Many expats like the physical presence test because the requirements are clearly defined. Under this test, you must spend at least 330 full days in a 12 month period in a foreign country.
However, the bona fide residency test is the most popular way to qualify for the FEIE as it has added advantages. It gives you the option to go back to the US for more than 35 days for family issues, social or work reasons.
Tax benefits for expats in general
Some tax benefits for expats are the same, no matter if they qualify under the bona fide residence or physical presence test. These benefits include:
Foreign Earned Income Exclusion (FEIE)
As mentioned above, the foreign earned income exclusion allows a taxpayer to exclude up to $101,300 (2016) of salary they earn abroad each year from being taxable in the U.S. This amount increases due to inflation every year. Be aware that this exclusion does not apply to passive income such as dividends and capital gains. It is limited to active income such as salary.
Foreign Housing Exclusion
If you qualify for FEIE, you might also be able to deduct certain foreign housing expenses such as rent and utilities to increase your savings even more. The deductible amount depends on the cost of living of the city you are living in. Only amounts above the base amount (around $16,000) are eligible.
Affordable Care Act
Americans who live abroad and qualify for the FEIE are exempt from holding minimum essential health coverage. They are therefore not subject to penalty.
Additional benefits of being a bona fide resident
Bona fide residents of a foreign country enjoy some additional advantages:
The IRS does not provide a clear definition of what constitutes a bona fide resident of a foreign country. Therefore you can demonstrate it through many factors. Due to the lack of instruction however, it can be more subjective. This makes it harder to prove that a taxpayer qualifies for the exclusion through the bona fide residency test as opposed to the physical presence test.
Trips to the US
Even as a bona fide resident, you can return to the US during the year without worrying about spending a specific number of days. However, you should generally not spend more than 3 months in the US when claiming bona fide residency. Please also note that any work performed in the US is taxable and not subject to the foreign earned income exclusion. The FEIE is calculated on a pro rata basis.
How to qualify as bona fide resident
In short, you pass the bona fide residency test if you are living overseas for more than one year and have no immediate intentions of returning to live in the US permanently.

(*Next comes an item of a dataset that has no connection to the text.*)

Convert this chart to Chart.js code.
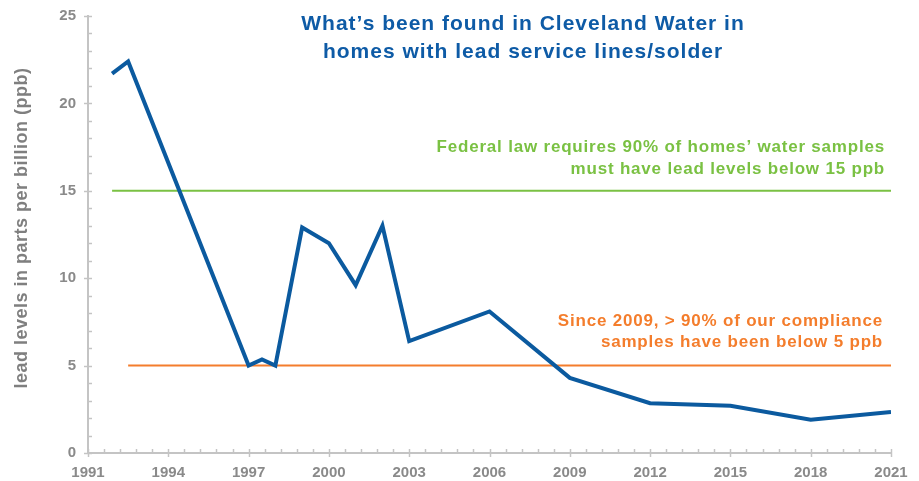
<!DOCTYPE html>
<html>
<head>
<meta charset="utf-8">
<script src="https://cdn.jsdelivr.net/npm/chart.js@4.4.1/dist/chart.umd.min.js"></script>
<style>
  html, body { margin: 0; padding: 0; background: #fff; }
  #wrap { width: 919px; height: 481px; position: relative; }
</style>
</head>
<body>
<div id="wrap"><canvas id="leadChart"></canvas></div>
<script>
// sample years and 90th percentile lead levels (ppb)
const sampleYears = [1991.9, 1992.5, 1997, 1997.5, 1998, 1999, 2000, 2001, 2002, 2003, 2006, 2009, 2012, 2015, 2018, 2021];
const leadLevels  = [21.7, 22.4, 5.0, 5.35, 5.0, 12.9, 12.0, 9.6, 13.0, 6.4, 8.1, 4.3, 2.85, 2.7, 1.9, 2.35];

// reference lines: [startYear, endYear], level
const federalSpan = [1991.9, 2021];
const federalLevel = 15;
const complianceSpan = [1992.5, 2021];
const complianceLevel = 5;

const titleLines = ['What\u2019s been found in Cleveland Water in', 'homes with lead service lines/solder'];
const federalNote = ['Federal law requires 90% of homes\u2019 water samples', 'must have lead levels below 15 ppb'];
const complianceNote = ['Since 2009, > 90% of our compliance', 'samples have been below 5 ppb'];
const yTitle = 'lead levels in parts per billion (ppb)';

const FONT = '"Liberation Sans", Arial, Helvetica, sans-serif';
const BLUE = '#0b5a9f';
const GREEN = '#7ac143';
const ORANGE = '#f47d2c';
const AXIS = '#c4c4c4';
const TICKTEXT = '#8a8a8a';

// minor / major tick marks on both axes
const tickMarks = {
  id: 'tickMarks',
  beforeDatasetsDraw(chart) {
    const { ctx, scales: { x, y } } = chart;
    ctx.save();
    ctx.strokeStyle = AXIS;
    ctx.lineWidth = 1.5;
    const ax = x.getPixelForValue(1991);
    const ay = y.getPixelForValue(0);
    for (let v = 0; v <= 25; v++) {
      const py = Math.round(y.getPixelForValue(v)) + 0.5;
      const major = v % 5 === 0;
      ctx.beginPath();
      ctx.moveTo(major ? ax - 4 : ax, py);
      ctx.lineTo(ax + 4, py);
      ctx.stroke();
    }
    for (let k = 0; k <= 50; k++) {
      const px = Math.round(x.getPixelForValue(1991 + 0.6 * k)) + 0.5;
      const major = k % 5 === 0;
      ctx.beginPath();
      ctx.moveTo(px, ay - 4);
      ctx.lineTo(px, major ? ay + 4 : ay);
      ctx.stroke();
    }
    ctx.restore();
  }
};

// title, notes and rotated axis title
const notes = {
  id: 'notes',
  afterDraw(chart) {
    const ctx = chart.ctx;
    ctx.save();
    ctx.textBaseline = 'alphabetic';

    ctx.font = 'bold 21px ' + FONT;
    ctx.letterSpacing = '1px';
    ctx.fillStyle = '#0e5ba6';
    ctx.textAlign = 'center';
    ctx.fillText(titleLines[0], 523, 29.5);
    ctx.fillText(titleLines[1], 523, 57.5);

    ctx.font = 'bold 17px ' + FONT;
    ctx.letterSpacing = '0.8px';
    ctx.textAlign = 'right';
    ctx.fillStyle = GREEN;
    ctx.fillText(federalNote[0], 885, 151.5);
    ctx.fillText(federalNote[1], 885, 174);
    ctx.fillStyle = ORANGE;
    ctx.fillText(complianceNote[0], 883, 326);
    ctx.fillText(complianceNote[1], 883, 346.5);

    ctx.translate(26.5, 228);
    ctx.rotate(-Math.PI / 2);
    ctx.font = 'bold 18px ' + FONT;
    ctx.letterSpacing = '0.5px';
    ctx.textAlign = 'center';
    ctx.fillStyle = '#7f7f7f';
    ctx.fillText(yTitle, 0, 0);
    ctx.restore();
  }
};

const ctx = document.getElementById('leadChart').getContext('2d');
new Chart(ctx, {
  type: 'line',
  data: {
    datasets: [
      {
        label: 'Lead level',
        data: sampleYears.map((yr, i) => ({ x: yr, y: leadLevels[i] })),
        borderColor: BLUE,
        borderWidth: 4,
        borderJoinStyle: 'miter',
        pointRadius: 0,
        tension: 0
      },
      {
        label: 'Federal limit',
        data: federalSpan.map(yr => ({ x: yr, y: federalLevel })),
        borderColor: GREEN,
        borderWidth: 2,
        pointRadius: 0
      },
      {
        label: 'Compliance',
        data: complianceSpan.map(yr => ({ x: yr, y: complianceLevel })),
        borderColor: ORANGE,
        borderWidth: 2,
        pointRadius: 0
      }
    ]
  },
  options: {
    responsive: true,
    maintainAspectRatio: false,
    animation: false,
    layout: { padding: { left: 0, right: 28, top: 16, bottom: 0 } },
    plugins: {
      legend: { display: false },
      tooltip: { enabled: false }
    },
    scales: {
      x: {
        type: 'linear',
        min: 1991,
        max: 2021,
        afterFit: s => { s.height = 28; s.paddingLeft = 0; s.paddingRight = 0; },
        ticks: {
          stepSize: 3,
          color: TICKTEXT,
          padding: 11,
          maxRotation: 0,
          font: { family: FONT, size: 15, weight: 'bold' },
          callback: v => String(v)
        },
        grid: { display: false, drawTicks: false },
        border: { display: true, color: AXIS, width: 2 }
      },
      y: {
        min: 0,
        max: 25,
        afterFit: s => { s.width = 88; s.paddingTop = 0; s.paddingBottom = 0; },
        ticks: {
          stepSize: 5,
          color: TICKTEXT,
          padding: 12,
          font: { family: FONT, size: 15, weight: 'bold' }
        },
        grid: { display: false, drawTicks: false },
        border: { display: true, color: AXIS, width: 2 }
      }
    }
  },
  plugins: [tickMarks, notes]
});
</script>
</body>
</html>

However, the IRS does not provide a clear-cut definition of bona fide residency. Unlike the physical presence test, which merely requires counting days outside the US (and knowing the specific rules on how to count), bona fide residency can be demonstrated through many factors. These factors include your intention to stay, length of stay, returning to the foreign country after trips, etc.
The important part of claiming your bona fide residency is having various documents to show that you are a resident. Of course, a long term visa or passport of your resident country is helpful, so are any local tax filings. In addition any documentation of local ties and your intention to stay will help prove the bona fide residency, including:
- Health insurance
- Long term lease or purchased home
- Utilities and other bills
- Gym membership
- Local bank accounts
- Resident ID card
- Family or spouse from the country.